My favorite fans – by far. I don’t know anybody who actually does this, but I usually notice a couple per game I attend. They’re always alone, and never seem all that entertained. Nevertheless, they do appear at peace, only wishing to remain undisturbed. I can’t quite describe their aura. To them, it’s just, “I’ve got Vinny, my favorite team and a view. Now leave me alone.” These guys are relics. If you find one that is also keeping score with a pencil, call the Natural History Museum of Los Angeles and have them put in a display case.

4. You draft as many Dodgers as possible in fantasy baseball.

This will only be my second year playing fantasy baseball, but even in my rookie season I wanted at least one Dodger on my team. I mean, if I’m going to watch all 162 of their games, I might as well increase the layers of enjoyment (and my bank account, since I play in paying leagues, like a true dork). I didn’t end up with one Dodger last year, and it was a drag. However, I’m smart enough to know that drafting a bulk of Dodgers won’t get me far. In a 12-team league with a 23-man roster, at least 75 percent of your players should be All-Star caliber. Is that the case with the Dodgers? Maybe so, but times are tough and I’ll pass on Rafael Furcal for the sake 20 bucks. Sorry, Raffy.

5. You proposed to your girlfriend on the Dodger JumboTron (or plan on doing so).

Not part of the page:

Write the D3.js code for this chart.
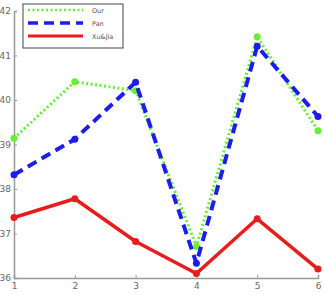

Truthfully, I’m a bit confused by this whole enterprise, considering the women never look disappointed. The bride-to-be will flash her man an affectionate smile while he struggles to get on one knee — amid the limited space between rows — all the while balancing a beer in between his elbow fat. And she’s always shocked, and on a cloud nine, as if she’s waited her entire life for this day. Really? You wanted your wedding proposal visible to 60,000 strangers, at Dodger stadium, where your moment of happiness is probably the tenth most interesting thing to happen that night, right behind the free rally towel you got just for showing up? In a way, I envy these people, since I would love my future wife to share in each of my obsessions. But as I trudge through beleaguered relationships and unfortunate dates, I’ve lowered my expectations. I’m happy when I’ve met a girl that simply understands that baseball is a game played between two opposing teams. “So, one team hits a ball with a bat, and the other team tries to stop it?” she’ll ask. “Yep, that’s pretty much it.” That’s love. But I’m a realist. A mate willing to sit through 162 games a year, watching the same players over and over? No way – not yet. Maybe I’ll find her on my third marriage – and I’ll propose to her on that stupid big screen.